Data block:
──────

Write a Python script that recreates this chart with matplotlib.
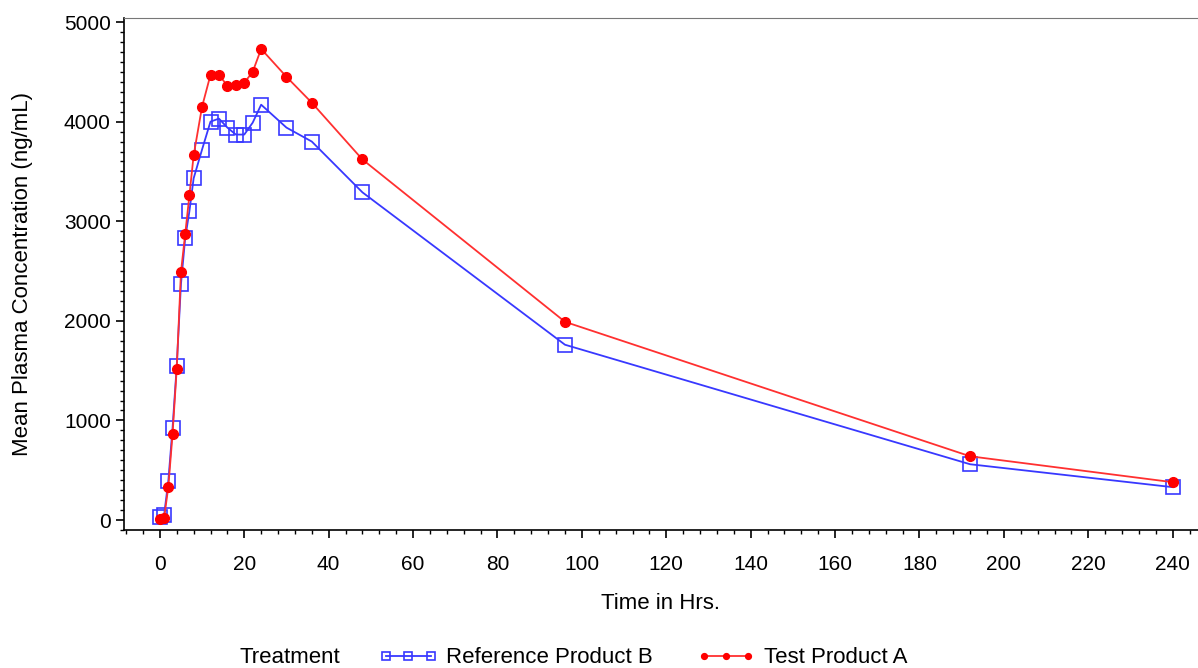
# mean plasma concentration vs time for two treatments
import matplotlib
matplotlib.use('Agg')
import matplotlib.pyplot as plt
from matplotlib.ticker import MultipleLocator

plt.rcParams['font.family'] = ['Liberation Sans', 'DejaVu Sans']

# sampling times (hours)
time_hrs = [0, 1, 2, 3, 4, 5, 6, 7, 8, 10, 12, 14, 16, 18, 20, 22, 24,
            30, 36, 48, 96, 192, 240]

# mean concentrations (ng/mL)
ref_b = [30, 50, 390, 920, 1550, 2370, 2830, 3100, 3430, 3720, 4000, 4030,
         3940, 3870, 3870, 3990, 4170, 3940, 3800, 3290, 1760, 560, 330]
test_a = [10, 20, 330, 860, 1520, 2490, 2870, 3260, 3660, 4150, 4470, 4470,
          4360, 4370, 4390, 4500, 4730, 4450, 4190, 3620, 1990, 640, 380]

fig = plt.figure(figsize=(11.98, 6.68), dpi=100)
ax = fig.add_axes([0.1035, 0.2066, 0.8965, 0.7664])

ax.plot(time_hrs, ref_b, color='#3838ff', lw=1.3, marker='s', ms=10,
        mfc='none', mec='#3838ff', mew=1.2, label='Reference Product B')
ax.plot(time_hrs, test_a, color='#ff3030', lw=1.3, marker='o', ms=7,
        mfc='#ff0000', mec='#ff0000', label='Test Product A')

# axes limits and ticks
ax.set_xlim(-8.5, 246)
ax.set_ylim(-100, 5040)
ax.xaxis.set_major_locator(MultipleLocator(20))
ax.xaxis.set_minor_locator(MultipleLocator(4))
ax.yaxis.set_major_locator(MultipleLocator(1000))
ax.yaxis.set_minor_locator(MultipleLocator(100))
ax.tick_params(axis='both', which='major', labelsize=15, length=6, width=1.2)
ax.tick_params(axis='both', which='minor', length=3, width=1)
ax.tick_params(axis='x', pad=12)

ax.spines['right'].set_visible(False)
ax.spines['top'].set_color('#777777')
ax.spines['left'].set_linewidth(1.2)
ax.spines['bottom'].set_linewidth(1.2)

ax.set_xlabel('Time in Hrs.', fontsize=16, labelpad=14)
ax.set_ylabel('Mean Plasma Concentration (ng/mL)', fontsize=16, labelpad=22)

# legend along the bottom
fig.text(0.2, 0.015, 'Treatment', fontsize=16, va='center', ha='left')
fig.legend(loc='center left', bbox_to_anchor=(0.30, 0.015), ncol=2,
           frameon=False, fontsize=16, handlelength=2.6, columnspacing=2.0,
           handletextpad=0.4, markerscale=0.6, numpoints=3)

plt.savefig('out.png', dpi=100)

──────

Exercise:
Transcribe the whole listing, character for character, but not its images.

Problem solution:
Write a Python script that recreates this chart with matplotlib.
# mean plasma concentration vs time for two treatments
import matplotlib
matplotlib.use('Agg')
import matplotlib.pyplot as plt
from matplotlib.ticker import MultipleLocator

plt.rcParams['font.family'] = ['Liberation Sans', 'DejaVu Sans']

# sampling times (hours)
time_hrs = [0, 1, 2, 3, 4, 5, 6, 7, 8, 10, 12, 14, 16, 18, 20, 22, 24,
            30, 36, 48, 96, 192, 240]

# mean concentrations (ng/mL)
ref_b = [30, 50, 390, 920, 1550, 2370, 2830, 3100, 3430, 3720, 4000, 4030,
         3940, 3870, 3870, 3990, 4170, 3940, 3800, 3290, 1760, 560, 330]
test_a = [10, 20, 330, 860, 1520, 2490, 2870, 3260, 3660, 4150, 4470, 4470,
          4360, 4370, 4390, 4500, 4730, 4450, 4190, 3620, 1990, 640, 380]

fig = plt.figure(figsize=(11.98, 6.68), dpi=100)
ax = fig.add_axes([0.1035, 0.2066, 0.8965, 0.7664])

ax.plot(time_hrs, ref_b, color='#3838ff', lw=1.3, marker='s', ms=10,
        mfc='none', mec='#3838ff', mew=1.2, label='Reference Product B')
ax.plot(time_hrs, test_a, color='#ff3030', lw=1.3, marker='o', ms=7,
        mfc='#ff0000', mec='#ff0000', label='Test Product A')

# axes limits and ticks
ax.set_xlim(-8.5, 246)
ax.set_ylim(-100, 5040)
ax.xaxis.set_major_locator(MultipleLocator(20))
ax.xaxis.set_minor_locator(MultipleLocator(4))
ax.yaxis.set_major_locator(MultipleLocator(1000))
ax.yaxis.set_minor_locator(MultipleLocator(100))
ax.tick_params(axis='both', which='major', labelsize=15, length=6, width=1.2)
ax.tick_params(axis='both', which='minor', length=3, width=1)
ax.tick_params(axis='x', pad=12)

ax.spines['right'].set_visible(False)
ax.spines['top'].set_color('#777777')
ax.spines['left'].set_linewidth(1.2)
ax.spines['bottom'].set_linewidth(1.2)

ax.set_xlabel('Time in Hrs.', fontsize=16, labelpad=14)
ax.set_ylabel('Mean Plasma Concentration (ng/mL)', fontsize=16, labelpad=22)

# legend along the bottom
fig.text(0.2, 0.015, 'Treatment', fontsize=16, va='center', ha='left')
fig.legend(loc='center left', bbox_to_anchor=(0.30, 0.015), ncol=2,
           frameon=False, fontsize=16, handlelength=2.6, columnspacing=2.0,
           handletextpad=0.4, markerscale=0.6, numpoints=3)

plt.savefig('out.png', dpi=100)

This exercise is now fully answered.